Some transactions require regulatory approvals depending on industry, deal size, and jurisdiction, such as antitrust filings or sector-specific consents. Identifying applicable approvals early and building them into the transaction timeline prevents unexpected delays and conditions to closing, and may influence negotiation strategies regarding timing and closing conditions. Coordination with regulatory counsel and timely filings are essential to managing obligations and avoiding penalties. Parties should anticipate potential notice requirements and assess whether waiting periods or remedies may be necessary to secure approval before completing the transaction.

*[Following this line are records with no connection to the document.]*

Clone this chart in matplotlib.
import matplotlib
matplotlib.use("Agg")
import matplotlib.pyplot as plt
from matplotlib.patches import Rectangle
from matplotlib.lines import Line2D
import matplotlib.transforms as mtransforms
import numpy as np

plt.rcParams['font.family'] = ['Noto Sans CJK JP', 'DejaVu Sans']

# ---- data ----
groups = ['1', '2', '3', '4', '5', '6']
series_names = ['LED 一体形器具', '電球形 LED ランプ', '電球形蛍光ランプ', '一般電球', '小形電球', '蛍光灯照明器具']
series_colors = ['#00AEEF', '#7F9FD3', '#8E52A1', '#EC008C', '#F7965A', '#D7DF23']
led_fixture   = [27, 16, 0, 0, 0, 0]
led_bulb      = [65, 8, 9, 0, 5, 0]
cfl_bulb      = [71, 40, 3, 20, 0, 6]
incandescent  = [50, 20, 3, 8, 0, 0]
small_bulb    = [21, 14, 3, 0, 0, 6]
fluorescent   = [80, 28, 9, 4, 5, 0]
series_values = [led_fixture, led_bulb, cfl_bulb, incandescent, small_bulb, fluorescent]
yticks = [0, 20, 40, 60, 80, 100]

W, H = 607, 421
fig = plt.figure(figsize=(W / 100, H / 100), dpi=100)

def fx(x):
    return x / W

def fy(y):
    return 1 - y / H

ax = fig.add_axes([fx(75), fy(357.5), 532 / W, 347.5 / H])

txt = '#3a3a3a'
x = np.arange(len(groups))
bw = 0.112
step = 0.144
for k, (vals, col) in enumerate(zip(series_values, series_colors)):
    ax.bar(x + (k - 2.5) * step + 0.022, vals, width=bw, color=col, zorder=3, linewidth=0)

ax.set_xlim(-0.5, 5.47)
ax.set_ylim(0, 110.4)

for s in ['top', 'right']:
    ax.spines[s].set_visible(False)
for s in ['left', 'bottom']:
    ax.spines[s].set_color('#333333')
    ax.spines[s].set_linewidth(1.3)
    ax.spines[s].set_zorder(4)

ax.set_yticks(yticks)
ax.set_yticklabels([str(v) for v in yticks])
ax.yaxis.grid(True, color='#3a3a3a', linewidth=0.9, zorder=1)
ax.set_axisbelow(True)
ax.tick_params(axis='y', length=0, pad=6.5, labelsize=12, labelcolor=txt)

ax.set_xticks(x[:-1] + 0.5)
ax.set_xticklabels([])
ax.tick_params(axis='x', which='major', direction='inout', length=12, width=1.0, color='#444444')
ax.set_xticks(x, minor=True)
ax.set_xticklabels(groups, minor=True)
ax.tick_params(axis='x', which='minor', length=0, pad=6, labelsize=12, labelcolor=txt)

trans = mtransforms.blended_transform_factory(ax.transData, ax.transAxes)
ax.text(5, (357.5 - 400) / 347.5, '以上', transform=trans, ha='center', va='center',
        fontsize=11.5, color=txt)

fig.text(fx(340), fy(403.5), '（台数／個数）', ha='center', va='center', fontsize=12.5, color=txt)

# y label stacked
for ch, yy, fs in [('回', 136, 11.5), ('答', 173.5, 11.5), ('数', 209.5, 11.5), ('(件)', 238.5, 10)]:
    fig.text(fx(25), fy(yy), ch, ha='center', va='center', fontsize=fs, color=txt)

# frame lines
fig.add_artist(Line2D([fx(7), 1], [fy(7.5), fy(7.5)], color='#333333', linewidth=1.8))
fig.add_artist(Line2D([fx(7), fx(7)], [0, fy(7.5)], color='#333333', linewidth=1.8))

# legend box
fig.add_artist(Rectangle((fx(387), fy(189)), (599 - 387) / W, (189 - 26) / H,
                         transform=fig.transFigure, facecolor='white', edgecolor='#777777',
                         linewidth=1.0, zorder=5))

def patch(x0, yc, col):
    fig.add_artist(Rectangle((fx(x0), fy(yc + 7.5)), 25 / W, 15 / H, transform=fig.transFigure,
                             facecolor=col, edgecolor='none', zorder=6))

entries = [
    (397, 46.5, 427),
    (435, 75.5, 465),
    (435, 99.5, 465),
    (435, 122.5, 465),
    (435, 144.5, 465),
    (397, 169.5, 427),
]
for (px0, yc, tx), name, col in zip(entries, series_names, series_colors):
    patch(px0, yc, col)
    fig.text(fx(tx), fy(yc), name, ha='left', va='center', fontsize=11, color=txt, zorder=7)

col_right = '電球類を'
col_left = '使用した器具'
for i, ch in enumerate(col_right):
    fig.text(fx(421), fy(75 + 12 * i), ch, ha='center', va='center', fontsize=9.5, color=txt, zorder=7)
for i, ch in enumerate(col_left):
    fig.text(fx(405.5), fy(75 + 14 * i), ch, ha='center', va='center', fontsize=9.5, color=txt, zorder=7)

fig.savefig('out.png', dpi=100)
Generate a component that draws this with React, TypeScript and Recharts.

Employee matters include reviewing employment agreements, benefit plan transferability, change-of-control provisions, and required notifications. Transactions often require communication plans, retention incentives, and careful handling of layoffs or restructuring to maintain operational continuity and comply with labor and benefit laws. Counsel drafts provisions addressing employee-related liabilities, outlines obligations for post-closing employment arrangements, and identifies consents or approvals needed under collective bargaining agreements or employment contracts. Early planning helps preserve key personnel and reduces disruption during integration.
An escrow holds a portion of the purchase price for a set period to secure indemnity obligations and provide a source of recovery for post-closing claims. Escrow terms include amounts, duration, release schedules, and procedures for presenting and resolving claims, helping both buyer and seller manage post-closing risk exposures effectively. Escrow arrangements are negotiated based on perceived risk, deal size, and bargaining power. Clear claim procedures and defined thresholds for recovery reduce disputes and provide a transparent mechanism for compensating the buyer for covered breaches or unforeseen liabilities.

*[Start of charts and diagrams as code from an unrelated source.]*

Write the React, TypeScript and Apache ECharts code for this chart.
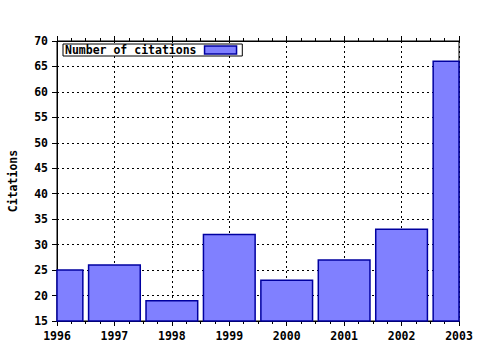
import React, { useEffect, useRef } from "react";
import * as echarts from "echarts";

const years = [1996, 1997, 1998, 1999, 2000, 2001, 2002, 2003];
const citations = [25, 26, 19, 32, 23, 27, 33, 66];
const seriesName = "Number of citations";
const yAxisName = "Citations";

const FONT = "DejaVu Sans Mono";
const FS = 11.5;
const BAR_FILL = "#8080ff";
const BAR_STROKE = "#0000a0";

export default function App() {
  const ref = useRef<HTMLDivElement>(null);
  useEffect(() => {
    if (!ref.current) return;
    const chart = echarts.init(ref.current, undefined, { renderer: "svg" });
    const data = years.map((y, i) => [y, citations[i]]);
    chart.setOption({
      animation: false,
      backgroundColor: "#ffffff",
      textStyle: { fontFamily: FONT },
      grid: {
        left: 57,
        right: 21,
        top: 41,
        bottom: 29,
        containLabel: false,
        outerBoundsMode: "none",
        show: true,
        borderColor: "#000",
        borderWidth: 1,
        backgroundColor: "transparent",
      },
      legend: {
        show: true,
        left: 63,
        top: 44,
        align: "right",
        padding: [0, 5, 0, 2],
        borderColor: "#000",
        borderWidth: 1,
        backgroundColor: "#fff",
        itemWidth: 32,
        itemHeight: 8,
        textStyle: {
          fontFamily: FONT,
          fontWeight: "bold",
          fontSize: FS,
          color: "#000",
          padding: [0, 3, 0, 0],
        },
        data: [
          {
            name: seriesName,
            icon: "rect",
            itemStyle: { color: BAR_FILL, borderColor: BAR_STROKE, borderWidth: 1.5 },
          },
        ],
      },
      xAxis: [
        {
          type: "value",
          position: "bottom",
          min: 1996,
          max: 2003,
          interval: 1,
          axisLine: { show: true, lineStyle: { color: "#000", width: 1 } },
          axisTick: { show: true, inside: false, length: 5, lineStyle: { color: "#000" } },
          minorTick: { show: true, splitNumber: 4, length: 3, lineStyle: { color: "#000" } },
          axisLabel: {
            show: true,
            margin: 9,
            color: "#000",
            fontFamily: FONT,
            fontWeight: "bold",
            fontSize: FS,
            formatter: (v: number) => String(v),
          },
          splitLine: { show: true, lineStyle: { color: "#000", type: [2, 3], width: 1 } },
        },
        {
          type: "value",
          position: "top",
          min: 1996,
          max: 2003,
          interval: 1,
          axisLine: { show: true, lineStyle: { color: "#000", width: 1 } },
          axisTick: { show: true, inside: false, length: 5, lineStyle: { color: "#000" } },
          minorTick: { show: true, splitNumber: 4, length: 3, lineStyle: { color: "#000" } },
          axisLabel: { show: false },
          splitLine: { show: false },
        },
      ],
      yAxis: {
        type: "value",
        min: 15,
        max: 70,
        interval: 5,
        name: yAxisName,
        nameLocation: "middle",
        nameGap: 38,
        nameTextStyle: { fontFamily: FONT, fontWeight: "bold", fontSize: FS, color: "#000" },
        axisLine: { show: true, lineStyle: { color: "#000", width: 1 } },
        axisTick: { show: true, inside: false, length: 5, lineStyle: { color: "#000" } },
        axisLabel: {
          show: true,
          margin: 9,
          color: "#000",
          fontFamily: FONT,
          fontWeight: "bold",
          fontSize: FS,
        },
        splitLine: { show: true, lineStyle: { color: "#000", type: [2, 3], width: 1 } },
      },
      series: [
        {
          name: seriesName,
          type: "custom",
          xAxisIndex: 0,
          data,
          encode: { x: 0, y: 1 },
          itemStyle: { color: BAR_FILL, borderColor: BAR_STROKE, borderWidth: 1.5 },
          renderItem: (params: any, api: any) => {
            const x = api.value(0);
            const y = api.value(1);
            const top = api.coord([x, y]);
            const cs = params.coordSys;
            const w = api.size([1, 0])[0] * 0.9;
            const shape = echarts.graphic.clipRectByRect(
              { x: top[0] - w / 2, y: top[1], width: w, height: cs.y + cs.height - top[1] },
              { x: cs.x, y: cs.y, width: cs.width, height: cs.height }
            );
            if (!shape) return null;
            return {
              type: "rect",
              shape,
              style: { fill: BAR_FILL, stroke: BAR_STROKE, lineWidth: 1.5 },
            };
          },
        },
      ],
    });
    return () => chart.dispose();
  }, []);
  return (
    <div
      ref={ref}
      style={{ position: "absolute", left: 0, top: 0, width: 480, height: 350 }}
    />
  );
}
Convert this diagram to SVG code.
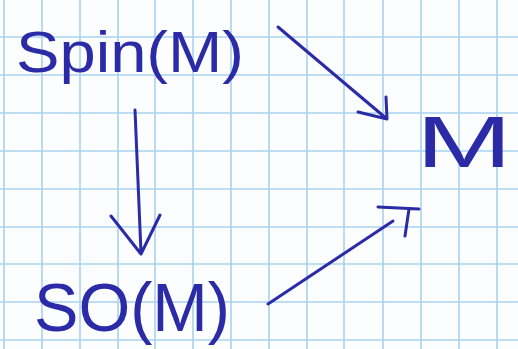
<svg xmlns="http://www.w3.org/2000/svg" width="518" height="349" viewBox="0 0 518 349">
<style>
.grid{stroke:#a9d2ee;stroke-width:1.6}
.ink{fill:#2b2ba8;font-family:"Liberation Sans","DejaVu Sans",sans-serif}
.edge{fill:none;stroke:#2b2ba8;stroke-width:3;stroke-linecap:round;stroke-linejoin:round}
</style>
<rect width="518" height="349" fill="#fbfdff"/>
<g id="grid">
<path class="grid" d="M4,0V349M42,0V349M80,0V349M118,0V349M155,0V349M193,0V349M231,0V349M269,0V349M307,0V349M344,0V349M383,0V349M421,0V349M459,0V349M497,0V349"/>
<path class="grid" d="M0,37H518M0,75H518M0,113H518M0,151H518M0,189H518M0,227H518M0,264H518M0,302H518M0,340H518"/>
</g>
<g id="connectors">
<path class="edge" d="M278,27L387,119M358,112L387,119L386,97"/>
<path class="edge" d="M135,110L141,253M111,216L141,254L160,215"/>
<path class="edge" d="M268,304L393,221M378,207L419,209M409,209L405,236"/>
</g>
<g id="spin">
<text class="ink" x="16" y="72" font-size="58" textLength="228" lengthAdjust="spacingAndGlyphs">Spin(M)</text>
</g>
<g id="m">
<text class="ink" x="416" y="167" font-size="72" textLength="96" lengthAdjust="spacingAndGlyphs">M</text>
</g>
<g id="so">
<text class="ink" x="34" y="331" font-size="68" textLength="196" lengthAdjust="spacingAndGlyphs">SO(M)</text>
</g>
</svg>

Minimizing post-closing disputes starts with clear drafting, thorough disclosures, and tailored indemnity provisions that address identified risks. Defining survival periods, caps, baskets, and dispute resolution procedures in the purchase agreement provides predictable remedies and reduces ambiguous claims that lead to litigation. Open communication between parties, use of independent accountants for adjustments, and reliance on dispute resolution mechanisms such as arbitration or mediation can further reduce time and cost associated with disputes. Proactive integration planning also prevents operational misunderstandings that sometimes lead to contract claims.
Small businesses preparing for a sale should organize financial records, contracts, employee files, and intellectual property documentation to streamline due diligence. Early legal and tax planning helps identify potential obstacles, structure the transaction efficiently, and present the business favorably to prospective buyers, improving valuation prospects and reducing closing risk. Engaging counsel early facilitates drafting term sheets and purchase agreements that reflect realistic expectations, addresses potential liabilities through disclosure schedules, and plans for post-closing transitions. Thoughtful preparation increases marketability and supports smoother negotiation and closing processes.